● GIVEN MATERIAL:
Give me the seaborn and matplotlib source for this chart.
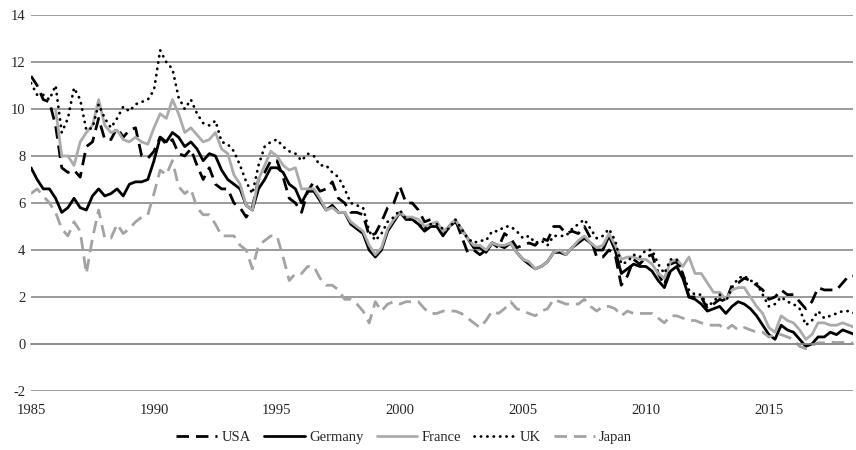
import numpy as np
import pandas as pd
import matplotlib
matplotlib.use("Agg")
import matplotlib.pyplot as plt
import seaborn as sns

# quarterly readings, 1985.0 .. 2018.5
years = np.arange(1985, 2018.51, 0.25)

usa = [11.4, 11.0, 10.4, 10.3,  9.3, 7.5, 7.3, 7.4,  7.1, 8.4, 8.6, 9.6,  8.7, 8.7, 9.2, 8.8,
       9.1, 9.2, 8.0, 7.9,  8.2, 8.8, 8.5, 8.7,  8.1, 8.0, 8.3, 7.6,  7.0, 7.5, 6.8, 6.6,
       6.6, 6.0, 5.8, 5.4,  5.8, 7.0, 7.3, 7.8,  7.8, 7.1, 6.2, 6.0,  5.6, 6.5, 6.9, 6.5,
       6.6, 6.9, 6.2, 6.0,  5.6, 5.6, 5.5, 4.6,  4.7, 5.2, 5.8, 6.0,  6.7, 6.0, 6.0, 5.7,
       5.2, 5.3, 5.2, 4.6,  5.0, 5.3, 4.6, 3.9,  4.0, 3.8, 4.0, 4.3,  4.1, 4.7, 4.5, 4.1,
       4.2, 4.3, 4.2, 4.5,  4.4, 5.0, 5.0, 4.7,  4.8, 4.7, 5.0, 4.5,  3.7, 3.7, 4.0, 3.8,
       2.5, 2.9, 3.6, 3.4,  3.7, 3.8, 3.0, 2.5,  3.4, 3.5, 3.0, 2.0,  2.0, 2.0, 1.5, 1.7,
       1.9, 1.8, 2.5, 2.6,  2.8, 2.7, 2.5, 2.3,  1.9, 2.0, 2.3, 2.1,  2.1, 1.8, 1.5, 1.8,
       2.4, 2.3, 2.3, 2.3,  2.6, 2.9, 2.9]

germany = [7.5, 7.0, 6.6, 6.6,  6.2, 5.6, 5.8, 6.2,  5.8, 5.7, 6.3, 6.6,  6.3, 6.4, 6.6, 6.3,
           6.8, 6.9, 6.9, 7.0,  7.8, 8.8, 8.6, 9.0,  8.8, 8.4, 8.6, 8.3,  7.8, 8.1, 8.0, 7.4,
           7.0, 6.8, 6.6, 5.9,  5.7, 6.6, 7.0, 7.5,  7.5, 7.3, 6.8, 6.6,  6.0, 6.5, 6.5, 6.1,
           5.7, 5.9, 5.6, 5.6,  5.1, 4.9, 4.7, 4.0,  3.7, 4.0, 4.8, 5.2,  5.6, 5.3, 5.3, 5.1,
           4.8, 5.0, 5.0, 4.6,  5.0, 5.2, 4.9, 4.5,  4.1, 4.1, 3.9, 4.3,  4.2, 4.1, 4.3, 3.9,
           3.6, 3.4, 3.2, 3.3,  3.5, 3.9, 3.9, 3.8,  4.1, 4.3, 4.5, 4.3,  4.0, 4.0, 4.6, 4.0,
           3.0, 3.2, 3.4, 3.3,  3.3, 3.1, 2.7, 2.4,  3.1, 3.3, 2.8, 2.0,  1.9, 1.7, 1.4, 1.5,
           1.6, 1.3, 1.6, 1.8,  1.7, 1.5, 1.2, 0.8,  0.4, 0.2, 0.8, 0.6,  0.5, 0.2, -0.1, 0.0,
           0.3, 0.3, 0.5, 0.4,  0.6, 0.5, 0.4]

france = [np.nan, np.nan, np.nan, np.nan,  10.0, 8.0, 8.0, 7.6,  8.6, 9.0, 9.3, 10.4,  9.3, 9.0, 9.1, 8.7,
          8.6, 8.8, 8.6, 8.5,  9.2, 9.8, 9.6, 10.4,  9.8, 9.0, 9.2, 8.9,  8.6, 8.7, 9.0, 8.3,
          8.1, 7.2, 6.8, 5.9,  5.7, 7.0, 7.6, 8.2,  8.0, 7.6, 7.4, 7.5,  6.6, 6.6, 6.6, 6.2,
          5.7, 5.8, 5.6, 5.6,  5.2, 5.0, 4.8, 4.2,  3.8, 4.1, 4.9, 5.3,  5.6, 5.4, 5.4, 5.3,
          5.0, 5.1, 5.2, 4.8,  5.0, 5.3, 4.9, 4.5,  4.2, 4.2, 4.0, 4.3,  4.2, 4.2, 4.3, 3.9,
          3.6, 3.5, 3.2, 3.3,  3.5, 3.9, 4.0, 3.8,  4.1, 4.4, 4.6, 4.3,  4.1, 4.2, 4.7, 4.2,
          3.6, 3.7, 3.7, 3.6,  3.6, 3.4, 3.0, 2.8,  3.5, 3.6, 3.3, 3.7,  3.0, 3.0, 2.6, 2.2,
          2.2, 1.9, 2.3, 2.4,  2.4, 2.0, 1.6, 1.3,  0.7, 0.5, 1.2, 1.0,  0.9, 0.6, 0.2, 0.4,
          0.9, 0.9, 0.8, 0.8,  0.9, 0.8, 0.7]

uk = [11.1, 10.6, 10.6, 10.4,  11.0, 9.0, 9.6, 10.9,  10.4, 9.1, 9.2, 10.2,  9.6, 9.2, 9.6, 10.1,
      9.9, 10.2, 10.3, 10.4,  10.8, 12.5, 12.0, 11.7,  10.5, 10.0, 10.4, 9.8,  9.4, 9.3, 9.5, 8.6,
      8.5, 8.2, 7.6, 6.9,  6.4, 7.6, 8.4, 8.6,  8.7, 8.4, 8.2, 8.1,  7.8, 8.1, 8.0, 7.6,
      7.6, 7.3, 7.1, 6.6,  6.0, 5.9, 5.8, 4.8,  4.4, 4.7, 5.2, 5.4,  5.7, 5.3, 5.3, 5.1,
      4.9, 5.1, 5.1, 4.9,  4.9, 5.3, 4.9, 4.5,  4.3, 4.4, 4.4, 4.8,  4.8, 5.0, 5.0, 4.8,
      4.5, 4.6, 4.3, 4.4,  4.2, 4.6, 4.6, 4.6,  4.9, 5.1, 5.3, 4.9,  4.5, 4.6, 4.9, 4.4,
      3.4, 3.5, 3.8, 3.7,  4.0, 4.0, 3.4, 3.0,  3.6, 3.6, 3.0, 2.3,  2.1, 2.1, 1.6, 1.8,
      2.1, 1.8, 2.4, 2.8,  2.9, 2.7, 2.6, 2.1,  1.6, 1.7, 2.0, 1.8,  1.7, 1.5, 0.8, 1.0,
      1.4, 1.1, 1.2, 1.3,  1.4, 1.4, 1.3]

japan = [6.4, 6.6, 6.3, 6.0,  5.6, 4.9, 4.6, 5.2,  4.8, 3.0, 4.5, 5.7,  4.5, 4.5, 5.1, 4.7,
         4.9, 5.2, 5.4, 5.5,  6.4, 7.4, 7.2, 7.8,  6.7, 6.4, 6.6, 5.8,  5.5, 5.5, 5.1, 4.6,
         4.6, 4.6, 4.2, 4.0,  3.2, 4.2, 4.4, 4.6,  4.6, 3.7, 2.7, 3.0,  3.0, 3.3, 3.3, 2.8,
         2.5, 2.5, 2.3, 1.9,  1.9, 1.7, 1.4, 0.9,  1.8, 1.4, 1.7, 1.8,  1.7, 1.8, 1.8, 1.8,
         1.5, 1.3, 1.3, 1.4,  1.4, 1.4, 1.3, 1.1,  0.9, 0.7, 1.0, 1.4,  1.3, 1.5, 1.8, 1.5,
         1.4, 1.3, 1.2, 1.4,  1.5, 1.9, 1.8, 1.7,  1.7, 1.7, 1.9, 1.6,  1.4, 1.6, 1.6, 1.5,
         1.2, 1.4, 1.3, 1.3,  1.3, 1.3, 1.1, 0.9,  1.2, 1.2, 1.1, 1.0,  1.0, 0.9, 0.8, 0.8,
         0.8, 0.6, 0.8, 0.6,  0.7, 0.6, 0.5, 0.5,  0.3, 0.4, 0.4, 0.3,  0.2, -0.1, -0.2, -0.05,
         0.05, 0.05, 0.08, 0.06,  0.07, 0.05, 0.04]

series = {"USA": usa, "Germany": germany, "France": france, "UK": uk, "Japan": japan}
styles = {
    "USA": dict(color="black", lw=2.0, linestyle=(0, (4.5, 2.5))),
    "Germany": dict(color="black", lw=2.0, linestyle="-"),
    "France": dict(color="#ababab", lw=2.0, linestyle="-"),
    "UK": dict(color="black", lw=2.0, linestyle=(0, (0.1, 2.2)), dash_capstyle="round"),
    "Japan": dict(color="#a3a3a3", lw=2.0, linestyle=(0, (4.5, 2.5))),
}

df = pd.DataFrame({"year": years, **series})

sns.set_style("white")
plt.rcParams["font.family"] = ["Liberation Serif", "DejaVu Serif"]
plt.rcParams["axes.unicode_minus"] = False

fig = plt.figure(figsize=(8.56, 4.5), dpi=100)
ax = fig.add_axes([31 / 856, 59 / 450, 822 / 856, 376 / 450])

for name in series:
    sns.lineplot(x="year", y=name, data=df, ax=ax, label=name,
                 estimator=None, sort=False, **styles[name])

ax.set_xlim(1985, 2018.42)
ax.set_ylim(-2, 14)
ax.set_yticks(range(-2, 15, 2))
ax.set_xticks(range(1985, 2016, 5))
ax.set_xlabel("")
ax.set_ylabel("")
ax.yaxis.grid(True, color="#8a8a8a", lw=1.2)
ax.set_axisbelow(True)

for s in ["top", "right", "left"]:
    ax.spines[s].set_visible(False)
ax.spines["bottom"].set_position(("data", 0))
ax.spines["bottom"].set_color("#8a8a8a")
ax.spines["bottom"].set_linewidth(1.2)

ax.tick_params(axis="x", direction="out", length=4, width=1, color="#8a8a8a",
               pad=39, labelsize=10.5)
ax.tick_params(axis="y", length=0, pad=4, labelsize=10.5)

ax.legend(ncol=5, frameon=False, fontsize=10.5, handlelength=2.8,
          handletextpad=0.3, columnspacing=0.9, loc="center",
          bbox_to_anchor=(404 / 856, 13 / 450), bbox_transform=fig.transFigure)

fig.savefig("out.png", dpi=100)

● WHAT TO PRODUCE:
Copy nothing but the lines from the top of the data down to the line containing "years = np.arange(1985, 2018.51, 0.25)", and leave the pictures out.

● EXERCISE OUTPUT:
Give me the seaborn and matplotlib source for this chart.
import numpy as np
import pandas as pd
import matplotlib
matplotlib.use("Agg")
import matplotlib.pyplot as plt
import seaborn as sns

# quarterly readings, 1985.0 .. 2018.5
years = np.arange(1985, 2018.51, 0.25)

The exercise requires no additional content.